In 2013 I’m afraid that the next one will be my son, who is about to finish high school.  Or my wife.  Or my sisters, who also live here.  I know that it’s only a matter of time, which is approaching, that every time I hear those voices getting closer, those mocking voices that come to your house and yell at you “bitch!”, “son of a bitch!” “whore!”, “faggot!” and who enjoy saying phrases like “you’re fucking dead!”, “now you’ll see what’s good!”, and “you’re going to prefer being dead, fucking Indian!”.

This is why I want to talk and say that this isn’t calm.  We are dying over here.  They are killing us and we’re dying from fear.  This isn’t life and you can’t say that this is the rule of law in Pajacuarán: there aren’t any more loud parties, food vendors on the streets, the urge to go out for a walk at dawn and talk while the starry sky gets covered.   Here, even going to get tortillas we speak with love, we kiss, we say our goodbyes with a “come back soon”, because we don’t know if we’ll meet again.

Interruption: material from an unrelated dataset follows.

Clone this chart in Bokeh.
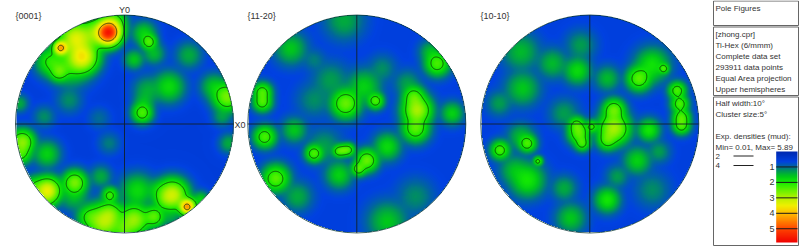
import numpy as np
from bokeh.core.properties import value
from bokeh.embed import file_html
from bokeh.models import LinearColorMapper, Range1d
from bokeh.plotting import figure
from bokeh.resources import INLINE

# ---------- data ----------
# density hot spots: x, y (centre-relative, pole radius = 327), peak height (mud), spread
PEAKS_0001 = [
    (-49,274,5.5,22),(-37,301,2.6,24),(-147,256,3.3,30),(-192,228,4.2,14),(-127,201,3.5,28),
    (-197,156,2.3,18),(-87,271,2.7,30),(-162,181,2.1,36),(-222,186,2.1,26),(28,193,1.6,18),
    (73,246,2.3,15),(58,271,1.7,22),(88,211,1.5,20),(193,206,1.4,24),(133,111,1.8,28),
    (68,101,1.4,26),(53,33,2.3,19),(58,66,1.4,20),(308,81,2.6,26),(268,111,1.6,24),
    (313,-59,1.4,18),(293,21,1.3,18),(-167,71,1.2,24),(-242,21,1.2,20),(-77,16,1.0,20),
    (-317,61,1.4,16),(-307,-54,2.7,22),(-312,-89,2.2,20),(-234,-91,1.7,24),(-47,-59,1.1,20),
    (-232,-201,3.4,24),(-272,-189,1.9,20),(-252,-229,2.0,24),(-150,-177,2.6,22),(-72,-159,1.4,20),
    (-152,-219,1.5,26),(-44,-214,2.2,15),(38,-201,1.8,30),(98,-199,1.5,20),(143,-214,3.2,28),
    (118,-229,1.8,20),(188,-249,4.3,15),(228,-229,1.7,16),(-62,-294,3.0,32),(-42,-269,2.2,22),
    (28,-289,2.8,28),(88,-279,2.4,20),(-107,-279,2.0,22),(-2,-319,2.2,22),(138,-279,1.3,20),
]
PEAKS_1120 = [
    (181,41,2.9,26),(176,-14,2.4,24),(171,81,2.3,20),(241,181,2.3,22),(221,216,1.5,20),
    (286,31,1.7,20),(76,166,1.2,24),(151,121,1.3,24),(-284,95,2.3,17),(-284,65,2.3,17),(-277,-39,2.3,20),
    (-189,-19,1.6,22),(-244,-164,2.4,24),(-199,226,1.6,28),(-129,191,1.1,20),(-34,61,2.5,26),
    (21,111,1.7,30),(56,69,2.3,15),(-79,131,1.3,32),(-129,71,1.2,30),(-129,-89,2.3,16),
    (-55,-82,2.2,12),(-40,-80,2.2,12),(-25,-78,2.2,12),(30,-110,2.5,20),(5,-135,2.3,14),(91,-69,1.8,24),(-54,-154,1.7,24),(-179,-219,1.4,26),
    (91,-294,1.6,34),(176,-219,1.2,32),(-39,311,1.4,34),(-99,-69,1.3,32),
]
PEAKS_1010 = [
    (72,-14,2.9,28),(72,41,2.5,20),(52,-49,2.2,18),(-33,-29,2.4,20),(-40,-4,2.2,16),
    (-23,-59,2.2,14),(5,-8,2.1,12),(177,-19,1.95,20),(262,100,2.3,16),(270,60,2.3,16),(275,20,2.3,16),(275,-5,2.3,16),
    (147,136,2.4,22),(187,176,1.9,30),(222,166,2.2,10),(-38,159,1.8,24),(-113,181,1.5,26),
    (52,136,1.5,22),(-203,106,1.6,30),(-208,216,1.5,32),(-28,236,1.3,26),(-273,61,1.3,22),
    (-270,-79,2.3,17),(-188,-59,2.3,16),(-208,-39,1.5,24),(-156,-112,2.15,9),(-188,-169,1.95,30),
    (-228,-139,1.5,26),(-78,-194,1.4,22),(142,-111,1.7,24),(207,-84,1.3,20),(82,-159,1.3,20),
    (52,-229,1.95,22),(-58,-284,1.6,26),(187,-199,1.2,30),(-78,31,1.3,26),
]
BASE_LEVELS = [0.55, 0.6, 0.6]
POLE_TITLES = ["{0001}", "{11-20}", "{10-10}"]
AXIS_LABELS = ["Y0", "X0"]
DENSITY_MIN, DENSITY_MAX = 0.01, 5.89
CONTOUR_LEVELS = [2, 4]
BAR_TICKS = [1, 2, 3, 4, 5]
INFO_HEADER = ["Pole Figures"]
INFO_DATA = ["[zhong.cpr]", "Ti-Hex (6/mmm)", "Complete data set", "293911 data points",
             "Equal Area projection", "Upper hemispheres"]
INFO_CALC = ["Half width:10°", "Cluster size:5°", "", "Exp. densities (mud):", "Min= 0.01, Max= 5.89"]

# ---------- styling / layout ----------
W, H = 800, 247
R = 109.0
CY = 123.5
CENTRES = [124.0, 356.3, 589.3]
TITLE_X = [15, 247, 480]
INK = "#333333"
FONT = value("Liberation Sans")
STOPS = [(0.0,(0,40,175)),(0.65,(0,65,225)),(0.95,(0,100,160)),(1.25,(0,150,85)),(1.6,(0,200,25)),(2.0,(20,235,0)),
         (2.5,(100,240,0)),(3.0,(180,240,0)),(3.5,(240,240,0)),(4.0,(255,190,0)),(5.0,(255,70,0)),(5.89,(240,0,0))]
sv = np.linspace(0, 5.89, 256)
palette = ["#%02x%02x%02x" % tuple(int(round(np.interp(v, [s[0] for s in STOPS], [s[1][c] for s in STOPS]))) for c in range(3)) for v in sv]
mapper = LinearColorMapper(palette=palette, low=0, high=DENSITY_MAX, nan_color=(0, 0, 0, 0))


def Y(py):
    return H - py


p = figure(width=W, height=H, output_backend="svg", toolbar_location=None,
           x_range=Range1d(0, W), y_range=Range1d(0, H), min_border=0,
           x_axis_type=None, y_axis_type=None, outline_line_color=None)
p.grid.visible = False

# pole figures
N = 436
axis = np.linspace(-1, 1, N)
gx, gy = np.meshgrid(axis, axis)
mask = gx**2 + gy**2 > 1.0
for peaks, base, cx in zip([PEAKS_0001, PEAKS_1120, PEAKS_1010], BASE_LEVELS, CENTRES):
    acc = np.zeros_like(gx)
    for (a, b, h, s) in peaks:
        acc += ((h - base) * np.exp(-(((gx - a / 327) ** 2 + (gy - b / 327) ** 2) / (2 * (s / 327 * 1.3) ** 2)))) ** 2.5
    f = np.clip(base + acc ** 0.4, DENSITY_MIN, DENSITY_MAX)
    img = f.copy()
    img[mask] = np.nan
    p.image(image=[img], x=cx - R, y=Y(CY) - R, dw=2 * R, dh=2 * R, color_mapper=mapper)
    p.contour(cx + gx * R, Y(CY) + gy * R, np.ma.masked_where(mask, f), levels=CONTOUR_LEVELS,
              line_color="#10300f", line_width=0.8, fill_color=None)
    p.circle(x=[cx], y=[Y(CY)], radius=R, fill_color=None, line_color="#0b3a3a", line_width=0.8)
    p.segment(x0=[cx - R, cx], y0=[Y(CY), Y(CY) - R], x1=[cx + R, cx], y1=[Y(CY), Y(CY) + R],
              line_color="#10202a", line_width=0.9)

def txt(x, y, s, align="left", size="8px"):
    p.text(x=[x], y=[Y(y)], text=[s], text_font=FONT, text_font_size=size, text_color=INK,
           text_align=align, text_baseline="middle")

for x, t in zip(TITLE_X, POLE_TITLES):
    txt(x, 15.5, t, size="9px")
txt(124, 9.5, AXIS_LABELS[0], "center", "9px")
txt(234, 124, AXIS_LABELS[1], size="9px")

# side panels
for (x0, y0, x1, y1) in [(713, 0.5, 798, 25), (713, 26.5, 798, 95), (713, 96.5, 798, 245)]:
    p.quad(left=[x0], right=[x1], top=[Y(y0)], bottom=[Y(y1)], fill_color="white",
           line_color="#666666", line_width=1)
for i, t in enumerate(INFO_HEADER):
    txt(715, 7.5 + 11 * i, t)
for i, t in enumerate(INFO_DATA):
    txt(715, 33.5 + 11 * i, t)
for i, t in enumerate(INFO_CALC):
    txt(715, 103 + 11 * i, t)

# contour key
for lvl, y in zip(CONTOUR_LEVELS, [155.5, 165]):
    txt(715, y, str(lvl))
    p.segment(x0=[733], y0=[Y(y)], x1=[753], y1=[Y(y)], line_color="#222222", line_width=1)

# colour bar
BAR_X0, BAR_X1, BAR_TOP, BAR_BOTTOM = 775.7, 797, 151.0, 242.0
bar = np.linspace(DENSITY_MAX, 0, 256)[:, None]
p.image(image=[bar], x=BAR_X0, y=Y(BAR_BOTTOM), dw=BAR_X1 - BAR_X0, dh=BAR_BOTTOM - BAR_TOP, color_mapper=mapper)
for v in BAR_TICKS:
    y = BAR_TOP + (BAR_BOTTOM - BAR_TOP) * v / DENSITY_MAX
    p.segment(x0=[BAR_X0], y0=[Y(y)], x1=[BAR_X1], y1=[Y(y)], line_color="#1a1a1a", line_width=1)
    txt(774, y, str(v), "right", "9px")

open("out.html", "w").write(file_html(p, INLINE))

My story is like many others here: we live missing those who have been killed; concerned about who’s going to kill us.  We drag violence from the past to the present and we become hopeless about the future, because since 2006 they promised us that this land would be “cool” and it has only become hotter beneath our feet.

No one talks about this, some for convenience and others because they’re afraid of coming to Michoacán.  I have decided to speak out because we need help.  In my town there are too many who have been: left wrapped in blankets, left inside trunks, left wrapped in tarp, people forced to dig a pit and then buried, men who appear without tongues, women with torn chests, children with a coup de grace.

My story can’t end like this.  I, John, want to live longer, grow old with my wife, watch my son grow up, have grandchildren, and be able to walk by the sorghum fields again with the tranquility of a child in his home.

I want, like you, to think that I’m making all this up.  And when this happens, I’ll smile, triumphantly, because this will mean that the scythe of death is far from my grandchildren.

And to talk, albeit from sweaty fearful keystrokes, I’ll operate.